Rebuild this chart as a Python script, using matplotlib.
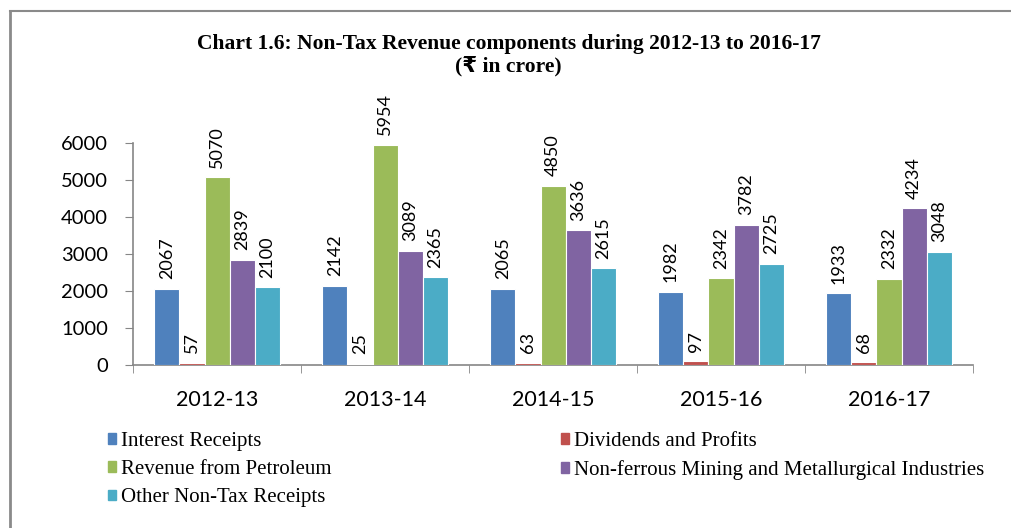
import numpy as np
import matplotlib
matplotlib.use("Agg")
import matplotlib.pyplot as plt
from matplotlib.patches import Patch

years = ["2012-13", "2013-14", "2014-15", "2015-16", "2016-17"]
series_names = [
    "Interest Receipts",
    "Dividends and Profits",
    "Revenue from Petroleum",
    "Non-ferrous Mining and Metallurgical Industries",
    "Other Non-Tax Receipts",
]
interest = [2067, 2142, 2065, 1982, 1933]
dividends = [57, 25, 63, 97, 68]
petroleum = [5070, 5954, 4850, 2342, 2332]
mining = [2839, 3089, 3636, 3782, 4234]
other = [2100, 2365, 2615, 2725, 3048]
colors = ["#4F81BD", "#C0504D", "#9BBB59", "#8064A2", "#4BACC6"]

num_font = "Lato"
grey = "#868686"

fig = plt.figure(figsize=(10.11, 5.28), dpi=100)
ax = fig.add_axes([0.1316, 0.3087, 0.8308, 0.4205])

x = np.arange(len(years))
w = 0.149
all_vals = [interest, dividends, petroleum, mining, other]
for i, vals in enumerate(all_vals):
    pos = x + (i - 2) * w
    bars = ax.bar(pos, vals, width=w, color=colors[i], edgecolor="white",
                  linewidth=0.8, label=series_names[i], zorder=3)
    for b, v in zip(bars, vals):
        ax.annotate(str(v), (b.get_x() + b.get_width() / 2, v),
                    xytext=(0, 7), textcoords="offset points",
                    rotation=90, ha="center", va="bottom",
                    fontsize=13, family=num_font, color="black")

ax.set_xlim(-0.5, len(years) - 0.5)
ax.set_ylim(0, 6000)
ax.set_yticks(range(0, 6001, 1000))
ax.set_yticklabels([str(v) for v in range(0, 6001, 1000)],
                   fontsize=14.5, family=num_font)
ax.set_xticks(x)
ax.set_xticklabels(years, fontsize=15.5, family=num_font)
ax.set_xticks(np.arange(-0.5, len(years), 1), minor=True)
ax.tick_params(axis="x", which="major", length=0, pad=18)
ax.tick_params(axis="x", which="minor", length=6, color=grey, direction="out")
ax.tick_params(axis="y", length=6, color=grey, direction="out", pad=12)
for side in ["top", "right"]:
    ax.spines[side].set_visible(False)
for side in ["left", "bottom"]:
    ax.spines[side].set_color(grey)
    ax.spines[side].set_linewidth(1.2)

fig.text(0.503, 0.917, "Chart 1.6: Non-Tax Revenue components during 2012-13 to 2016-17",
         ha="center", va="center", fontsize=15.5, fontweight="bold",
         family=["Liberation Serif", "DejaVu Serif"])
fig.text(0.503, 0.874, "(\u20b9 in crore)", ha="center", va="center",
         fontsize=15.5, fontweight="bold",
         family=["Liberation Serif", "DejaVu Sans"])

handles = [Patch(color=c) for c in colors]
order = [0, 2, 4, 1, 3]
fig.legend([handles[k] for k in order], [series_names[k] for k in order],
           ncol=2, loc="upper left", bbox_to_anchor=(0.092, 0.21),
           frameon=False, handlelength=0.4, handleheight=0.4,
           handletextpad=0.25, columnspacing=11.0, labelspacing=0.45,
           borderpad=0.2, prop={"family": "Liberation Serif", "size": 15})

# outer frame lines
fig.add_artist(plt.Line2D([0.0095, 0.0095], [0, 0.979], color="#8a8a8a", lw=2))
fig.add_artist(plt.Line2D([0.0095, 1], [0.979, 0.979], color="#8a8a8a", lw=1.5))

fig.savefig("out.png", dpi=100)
------
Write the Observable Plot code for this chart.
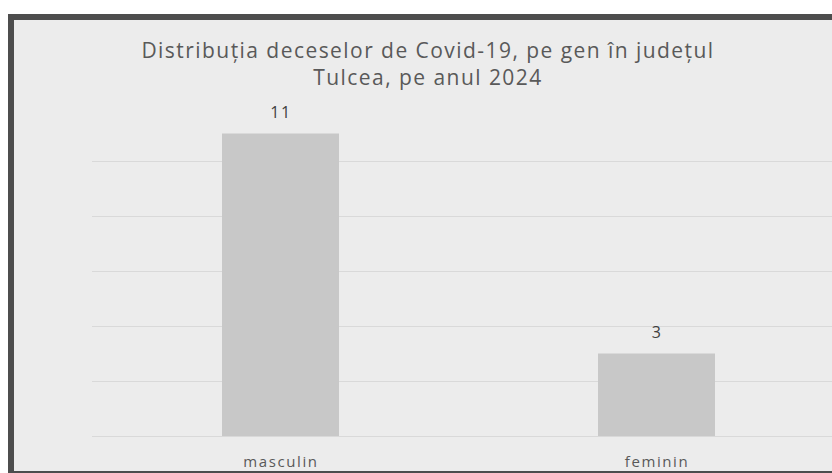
------
Your task is to reproduce only the lines from the one with "Rebuild this chart" through the one with "ax = fig.add_axes([0.1316, 0.3087, 0.8308, 0.4205])", keeping both ends. Skip every picture.

Rebuild this chart as a Python script, using matplotlib.
import numpy as np
import matplotlib
matplotlib.use("Agg")
import matplotlib.pyplot as plt
from matplotlib.patches import Patch

years = ["2012-13", "2013-14", "2014-15", "2015-16", "2016-17"]
series_names = [
    "Interest Receipts",
    "Dividends and Profits",
    "Revenue from Petroleum",
    "Non-ferrous Mining and Metallurgical Industries",
    "Other Non-Tax Receipts",
]
interest = [2067, 2142, 2065, 1982, 1933]
dividends = [57, 25, 63, 97, 68]
petroleum = [5070, 5954, 4850, 2342, 2332]
mining = [2839, 3089, 3636, 3782, 4234]
other = [2100, 2365, 2615, 2725, 3048]
colors = ["#4F81BD", "#C0504D", "#9BBB59", "#8064A2", "#4BACC6"]

num_font = "Lato"
grey = "#868686"

fig = plt.figure(figsize=(10.11, 5.28), dpi=100)
ax = fig.add_axes([0.1316, 0.3087, 0.8308, 0.4205])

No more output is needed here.